Even Hal Steinbrenner Didn't See Aaron Judge's Breakout Coming

  • Yankees managing partner says team is profitable and thriving
  • Steinbrenner family isn’t considering sale of MLB franchise

Aaron Judge bats during the 88th MLB All-Star Game in Miami, Florida, on July 11, 2017.

Photographer: Mark Brown/Getty Images

New York Yankees managing general partner Hal Steinbrenner said even he’s surprised by the accomplishments and appeal of rookie outfielder Aaron Judge, whose performance at the All-Star home run derby cemented his place among baseball’s newest stars.

“We knew what the potential was, but nobody would’ve predicted that he’d be having this kind of rookie season,” Steinbrenner told Bloomberg’s Business of Sports podcast. “He’s having, at this point, an MVP-type season. We’ll see what the second half brings.”

Heading into the second half of the season, Judge is leading the league with 30 home runs, a .329 average (fifth best) and 66 runs batted in.

That performance, along with several other young, talented Yankees, are energizing fans in the stadium and in front of the TV. The team’s attendance is up this year and second-best in the American League. Some of those 39,579 fans are sitting in the new “Judge’s Chambers,” a right-field section decorated to look like a courtroom’s jury box.

Steinbrenner said on the podcast that the Yankees are profitable, though he wasn’t specific.
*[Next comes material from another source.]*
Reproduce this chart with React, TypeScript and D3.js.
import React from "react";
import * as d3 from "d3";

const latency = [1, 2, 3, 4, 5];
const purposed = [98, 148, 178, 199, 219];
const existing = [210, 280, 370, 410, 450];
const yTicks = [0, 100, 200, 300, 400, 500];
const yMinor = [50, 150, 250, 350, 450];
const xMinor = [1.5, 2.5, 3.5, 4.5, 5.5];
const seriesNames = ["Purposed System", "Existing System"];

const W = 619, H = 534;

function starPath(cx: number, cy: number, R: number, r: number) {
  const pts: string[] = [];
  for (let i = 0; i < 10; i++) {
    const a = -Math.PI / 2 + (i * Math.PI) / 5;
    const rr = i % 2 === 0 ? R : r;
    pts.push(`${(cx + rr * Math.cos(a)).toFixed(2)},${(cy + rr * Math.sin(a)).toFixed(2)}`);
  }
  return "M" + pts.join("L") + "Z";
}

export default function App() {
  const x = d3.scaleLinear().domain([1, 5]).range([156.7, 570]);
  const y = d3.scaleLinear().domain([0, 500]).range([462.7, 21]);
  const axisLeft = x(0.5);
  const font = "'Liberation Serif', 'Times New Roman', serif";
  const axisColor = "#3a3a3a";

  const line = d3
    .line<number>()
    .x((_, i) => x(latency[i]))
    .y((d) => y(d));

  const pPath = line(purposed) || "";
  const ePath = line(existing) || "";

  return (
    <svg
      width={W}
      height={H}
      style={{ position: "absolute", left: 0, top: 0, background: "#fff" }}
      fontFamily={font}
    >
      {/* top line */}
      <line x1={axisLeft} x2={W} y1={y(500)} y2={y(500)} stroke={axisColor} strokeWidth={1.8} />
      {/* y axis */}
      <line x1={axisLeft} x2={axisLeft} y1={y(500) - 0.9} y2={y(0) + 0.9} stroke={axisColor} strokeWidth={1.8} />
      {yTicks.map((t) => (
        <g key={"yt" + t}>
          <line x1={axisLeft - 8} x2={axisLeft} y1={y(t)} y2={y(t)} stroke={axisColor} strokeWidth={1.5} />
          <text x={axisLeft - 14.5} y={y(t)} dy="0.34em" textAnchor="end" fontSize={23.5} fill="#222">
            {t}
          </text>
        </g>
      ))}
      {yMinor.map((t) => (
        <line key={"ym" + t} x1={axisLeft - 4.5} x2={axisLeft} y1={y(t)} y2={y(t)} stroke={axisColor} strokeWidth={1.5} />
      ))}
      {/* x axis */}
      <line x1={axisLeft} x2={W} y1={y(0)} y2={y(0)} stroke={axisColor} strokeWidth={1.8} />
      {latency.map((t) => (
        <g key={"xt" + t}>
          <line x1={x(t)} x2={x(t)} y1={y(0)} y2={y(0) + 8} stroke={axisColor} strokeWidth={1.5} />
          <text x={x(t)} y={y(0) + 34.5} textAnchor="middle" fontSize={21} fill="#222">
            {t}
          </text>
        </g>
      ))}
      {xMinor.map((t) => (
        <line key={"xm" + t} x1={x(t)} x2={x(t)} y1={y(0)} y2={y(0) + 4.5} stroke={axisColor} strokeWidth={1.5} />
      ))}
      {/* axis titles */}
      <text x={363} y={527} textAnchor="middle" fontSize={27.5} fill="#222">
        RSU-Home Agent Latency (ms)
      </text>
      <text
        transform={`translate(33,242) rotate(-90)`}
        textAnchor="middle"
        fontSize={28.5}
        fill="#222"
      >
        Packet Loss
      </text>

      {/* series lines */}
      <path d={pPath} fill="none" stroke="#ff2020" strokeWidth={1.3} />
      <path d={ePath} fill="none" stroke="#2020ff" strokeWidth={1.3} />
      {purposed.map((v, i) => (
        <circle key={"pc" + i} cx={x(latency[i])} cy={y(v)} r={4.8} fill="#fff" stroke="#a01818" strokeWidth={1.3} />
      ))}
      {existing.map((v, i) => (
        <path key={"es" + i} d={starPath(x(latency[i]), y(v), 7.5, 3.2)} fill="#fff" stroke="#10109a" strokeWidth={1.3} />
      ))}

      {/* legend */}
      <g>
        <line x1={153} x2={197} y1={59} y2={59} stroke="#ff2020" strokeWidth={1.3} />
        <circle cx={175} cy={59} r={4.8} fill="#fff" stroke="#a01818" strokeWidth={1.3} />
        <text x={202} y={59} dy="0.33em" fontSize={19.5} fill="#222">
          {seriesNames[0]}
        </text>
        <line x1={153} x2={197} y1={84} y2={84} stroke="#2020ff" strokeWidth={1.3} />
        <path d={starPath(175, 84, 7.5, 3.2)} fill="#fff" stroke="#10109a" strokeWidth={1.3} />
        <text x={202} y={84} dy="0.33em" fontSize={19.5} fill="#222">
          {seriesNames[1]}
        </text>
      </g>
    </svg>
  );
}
He also declined to speculate on the team’s worth -- Forbes puts it at $3.7 billion, the second-most valuable sports franchise in the world -- saying it would only matter if the club was for sale.

“There’s no plans to sell,” he said. “I have nieces and nephews who are involved and one day my kids will be.”

Judge, 25, has become the most high-profile of a slew of young Yankees, including 24-year-old catcher Gary Sanchez, 23-year-old pitcher Luis Severino, 24-year-old infielder Ronald Torreyes and injured 20-year-old infielder Gleyber Torres. They’ve helped New York to a 45-41 record, second to the Red Sox in the American League East and tied with the Tampa Bay Rays in the wild card race.

Altogether, the team is finding new resonance with fans. The average TV audience for Yankees games on the YES Network is up 57 percent from last season, marking the channel’s highest first-half viewership for the team in five years. Much of the interest is being driven by Judge, who also occupies the top spot on baseball’s list of jersey sales.

“Having a healthy fiscal situation is a big part of any valuation of any company. Ticket sales drive that,” Steinbrenner said. “What drives ticket sales? Success on the field. That drives TV ratings,” . “We’ve got to win.”